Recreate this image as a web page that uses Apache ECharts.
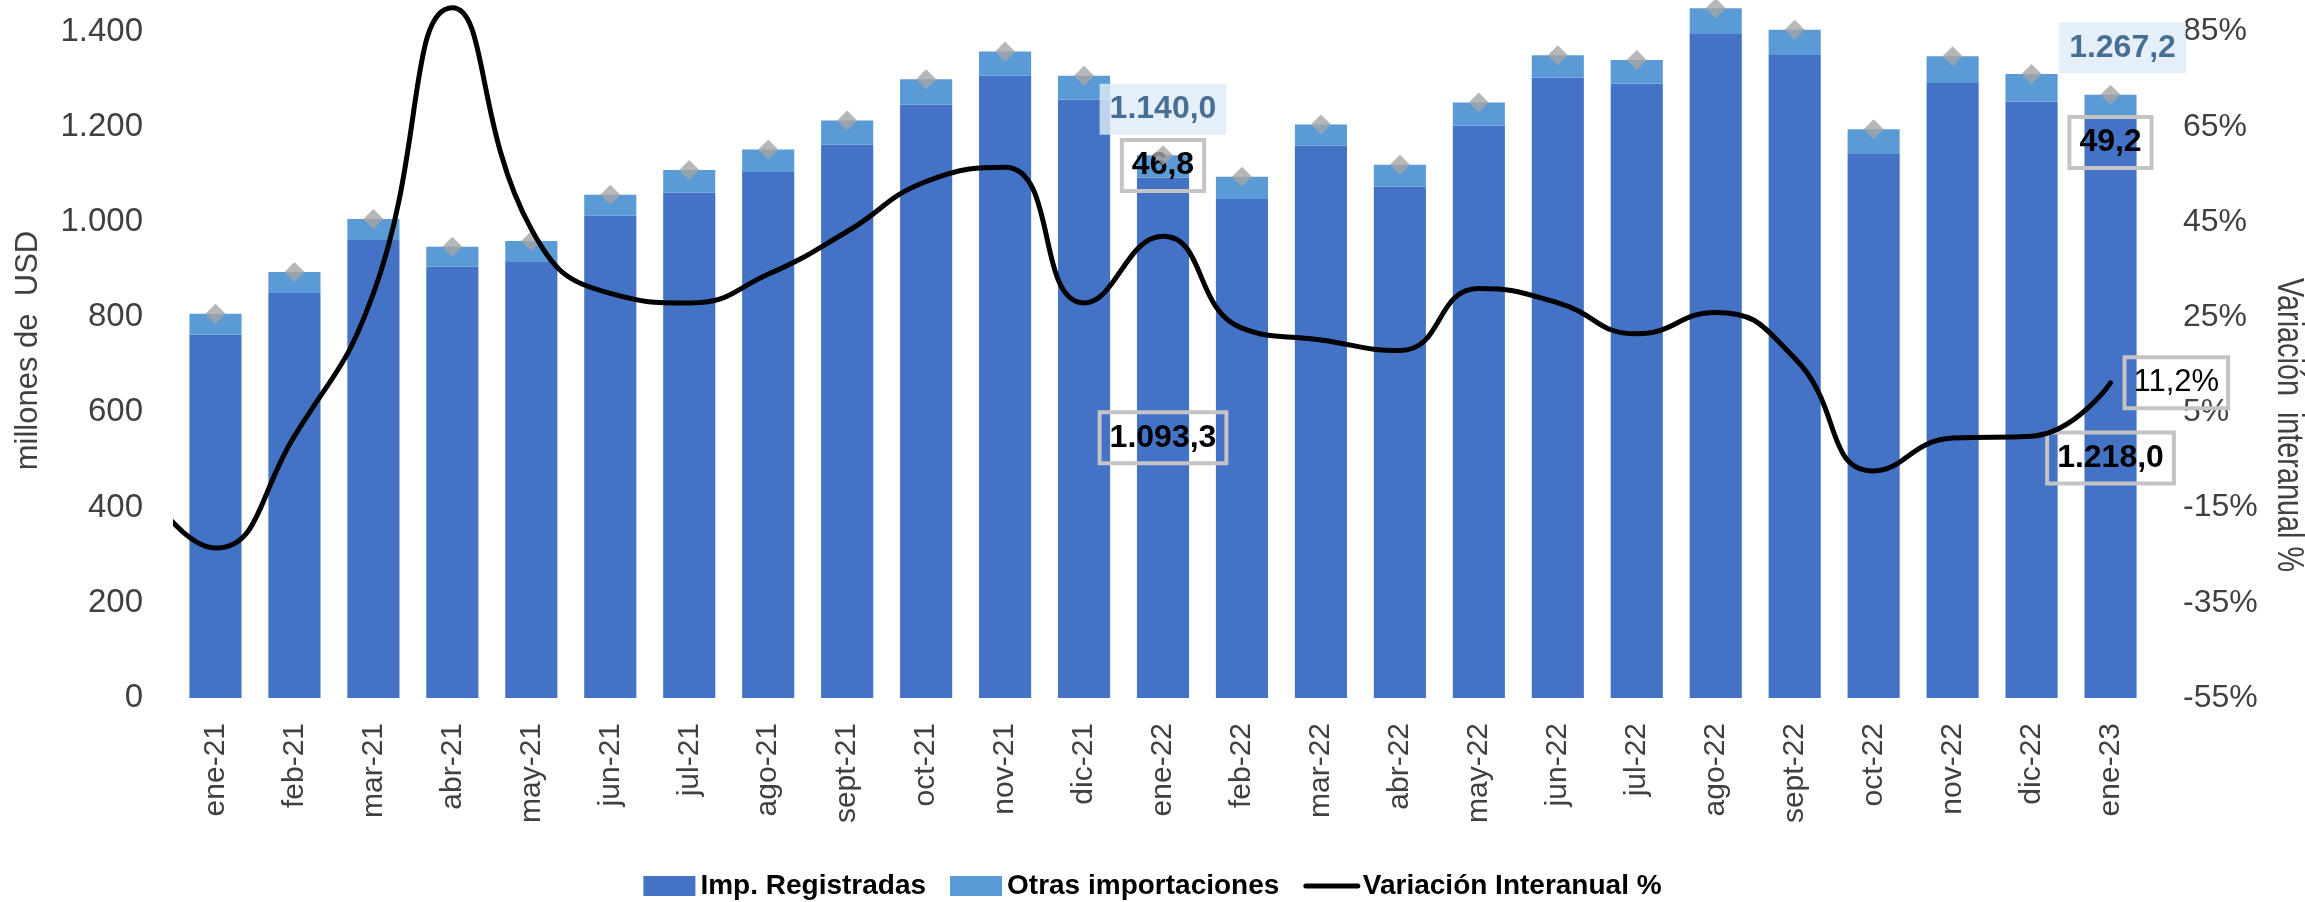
<!DOCTYPE html>
<html><head><meta charset="utf-8">
<script src="https://cdn.jsdelivr.net/npm/echarts@6/dist/echarts.min.js"></script>
<style>html,body{margin:0;padding:0;background:#fff}#c{width:2305px;height:902px}</style>
</head><body><div id="c"></div>
<script>
const meses = ['ene-21','feb-21','mar-21','abr-21','may-21','jun-21','jul-21','ago-21','sept-21','oct-21','nov-21','dic-21',
  'ene-22','feb-22','mar-22','abr-22','may-22','jun-22','jul-22','ago-22','sept-22','oct-22','nov-22','dic-22','ene-23'];
const impRegistradas = [763,851,962,906,916,1013,1062,1105,1163,1247,1307,1257,1093.3,1048,1160,1074,1202,1303,1291,1395,1351,1143,1292,1253,1218.0];
const otrasImportaciones = [44,44,44,42,44,44,47,47,50,53,51,50,46.8,47,45,46,49,47,49,54,53,52,56,58,49.2];
const totales = [807,895,1006,948,960,1057,1109,1152,1213,1300,1358,1307,1140.0,1095,1205,1120,1251,1350,1340,1449,1404,1195,1348,1311,1267.2];
const variacionDic20 = -8;
const variacion = [-23.5,0,30,90,43.5,30,28,34,43,53.5,56.5,28,42,22.7,20.2,18,31,28,21.5,26,16.4,-7.3,-0.4,0,11.2];
const ticksIzq = [0,200,400,600,800,1000,1200,1400];
const ticksDer = [-55,-35,-15,5,25,45,65,85];

const FONT = "'Liberation Sans', Arial, sans-serif";
function fmtNum(v, dec) {
  const s = v.toFixed(dec);
  const parts = s.split('.');
  const ent = parts[0].replace(/\B(?=(\d{3})+(?!\d))/g, '.');
  return parts.length > 1 ? ent + ',' + parts[1] : ent;
}
const boxLbl = {show:true, color:'#000', fontFamily:FONT, fontWeight:'bold', fontSize:32, lineHeight:35,
  borderColor:'#C4C4C4', borderWidth:2, padding:[8,10], backgroundColor:'transparent'};
const totLbl = {show:true, position:'inside', color:'#1F4E79', fontFamily:FONT, fontWeight:'bold', fontSize:32, lineHeight:35,
  backgroundColor:'#DEEBF7', padding:[8,10]};

const LAST = meses.length - 1;
const regData = impRegistradas.map((v,i) => {
  if (i === 12) return {value:v, label:Object.assign({}, boxLbl, {position:'inside', formatter:p=>fmtNum(p.value,1)})};
  if (i === LAST) return {value:v, label:Object.assign({}, boxLbl, {position:'inside', offset:[0,50], formatter:p=>fmtNum(p.value,1)})};
  return v;
});
const otrasData = otrasImportaciones.map((v,i) => {
  if (i === 12) return {value:v, label:Object.assign({}, boxLbl, {position:'inside', offset:[0,-1], formatter:p=>fmtNum(p.value,1)})};
  if (i === LAST) return {value:v, label:Object.assign({}, boxLbl, {position:'inside', offset:[0,36], formatter:p=>fmtNum(p.value,1)})};
  return v;
});
const totData = totales.map((v,i) => {
  if (i === 12) return {value:v, label:Object.assign({}, totLbl, {offset:[0,-46], formatter:p=>fmtNum(p.value,1)})};
  if (i === LAST) return {value:v, label:Object.assign({}, totLbl, {offset:[12,-47], formatter:p=>fmtNum(p.value,1)})};
  return v;
});
const lineData = [[-1, variacionDic20]].concat(variacion.map((v,i) => [i,v]));

const chart = echarts.init(document.getElementById('c'), null, {renderer:'canvas'});
chart.setOption({
  backgroundColor:'#fff',
  animation:false,
  grid:{left:176, right:155, top:3, bottom:204, containLabel:false},
  legend:{
    data:[{name:'Imp. Registradas', icon:'rect'},{name:'Otras importaciones', icon:'rect'},
      {name:'Variación Interanual %', itemStyle:{color:'rgba(0,0,0,0)', borderWidth:0}, lineStyle:{color:'#000', width:5}}],
    left:'center', top:867, itemWidth:52, itemHeight:20, itemGap:24, selectedMode:false,
    textStyle:{color:'#000', fontFamily:FONT, fontWeight:'bold', fontSize:28}
  },
  xAxis:[
    {type:'category', data:meses, boundaryGap:true,
      axisLine:{show:false}, axisTick:{show:false},
      axisLabel:{rotate:90, margin:25, color:'#404040', fontFamily:FONT, fontSize:30, interval:0}},
    {type:'value', min:-0.5, max:LAST + 0.5, show:false}
  ],
  yAxis:[
    {type:'value', min:0, max:1460, position:'left',
      name:'millones de  USD', nameLocation:'middle', nameRotate:90, nameGap:132,
      nameTextStyle:{color:'#404040', fontFamily:FONT, fontSize:31},
      axisLine:{show:false}, axisTick:{show:false}, splitLine:{show:false},
      axisLabel:{customValues:ticksIzq, margin:33, color:'#404040', fontFamily:FONT, fontSize:33,
        formatter:v=>fmtNum(v,0)}},
    {type:'value', min:-55, max:91, position:'right',
      axisLine:{show:false}, axisTick:{show:false}, splitLine:{show:false},
      axisLabel:{customValues:ticksDer, margin:33, color:'#404040', fontFamily:FONT, fontSize:32,
        formatter:v=>v+'%'}}
  ],
  graphic:[
    {type:'text', x:2288, y:425, rotation:-Math.PI/2, scaleX:0.8,
      style:{text:'Variación  interanual %', fill:'#404040', font:"36px 'Liberation Sans', Arial",
        textAlign:'center', textVerticalAlign:'middle', align:'center', verticalAlign:'middle'}}
  ],
  series:[
    {name:'Imp. Registradas', type:'bar', stack:'imp', data:regData, barWidth:'66%',
      itemStyle:{color:'#4472C4'}, z:2},
    {name:'Otras importaciones', type:'bar', stack:'imp', data:otrasData, barWidth:'66%',
      itemStyle:{color:'#5B9BD5'}, z:2},
    {name:'Total', type:'scatter', data:totData, symbol:'diamond', symbolSize:20,
      itemStyle:{color:'#A5A5A5'}, z:4},
    {name:'Variación Interanual %', type:'line', xAxisIndex:1, yAxisIndex:1, data:lineData,
      smooth:0.5, symbol:'none', clip:true, lineStyle:{color:'#000', width:5, cap:'round'}, itemStyle:{color:'#000'}, z:5,
      endLabel:{show:true, distance:14, color:'#000', fontFamily:FONT, fontSize:31, lineHeight:35,
        borderColor:'#C4C4C4', borderWidth:2, padding:[8,9], backgroundColor:'transparent',
        formatter:p=>fmtNum(p.value[1],1)+'%'}}
  ]
});
</script></body></html>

####################

● Goal
Reproduce exactly the run of lines that opens the listing and closes with the line holding "const ticksDer = [-55,-35,-15,5,25,45,65,85];". Pictures are excluded.

● Full solution
Recreate this image as a web page that uses Apache ECharts.
<!DOCTYPE html>
<html><head><meta charset="utf-8">
<script src="https://cdn.jsdelivr.net/npm/echarts@6/dist/echarts.min.js"></script>
<style>html,body{margin:0;padding:0;background:#fff}#c{width:2305px;height:902px}</style>
</head><body><div id="c"></div>
<script>
const meses = ['ene-21','feb-21','mar-21','abr-21','may-21','jun-21','jul-21','ago-21','sept-21','oct-21','nov-21','dic-21',
  'ene-22','feb-22','mar-22','abr-22','may-22','jun-22','jul-22','ago-22','sept-22','oct-22','nov-22','dic-22','ene-23'];
const impRegistradas = [763,851,962,906,916,1013,1062,1105,1163,1247,1307,1257,1093.3,1048,1160,1074,1202,1303,1291,1395,1351,1143,1292,1253,1218.0];
const otrasImportaciones = [44,44,44,42,44,44,47,47,50,53,51,50,46.8,47,45,46,49,47,49,54,53,52,56,58,49.2];
const totales = [807,895,1006,948,960,1057,1109,1152,1213,1300,1358,1307,1140.0,1095,1205,1120,1251,1350,1340,1449,1404,1195,1348,1311,1267.2];
const variacionDic20 = -8;
const variacion = [-23.5,0,30,90,43.5,30,28,34,43,53.5,56.5,28,42,22.7,20.2,18,31,28,21.5,26,16.4,-7.3,-0.4,0,11.2];
const ticksIzq = [0,200,400,600,800,1000,1200,1400];
const ticksDer = [-55,-35,-15,5,25,45,65,85];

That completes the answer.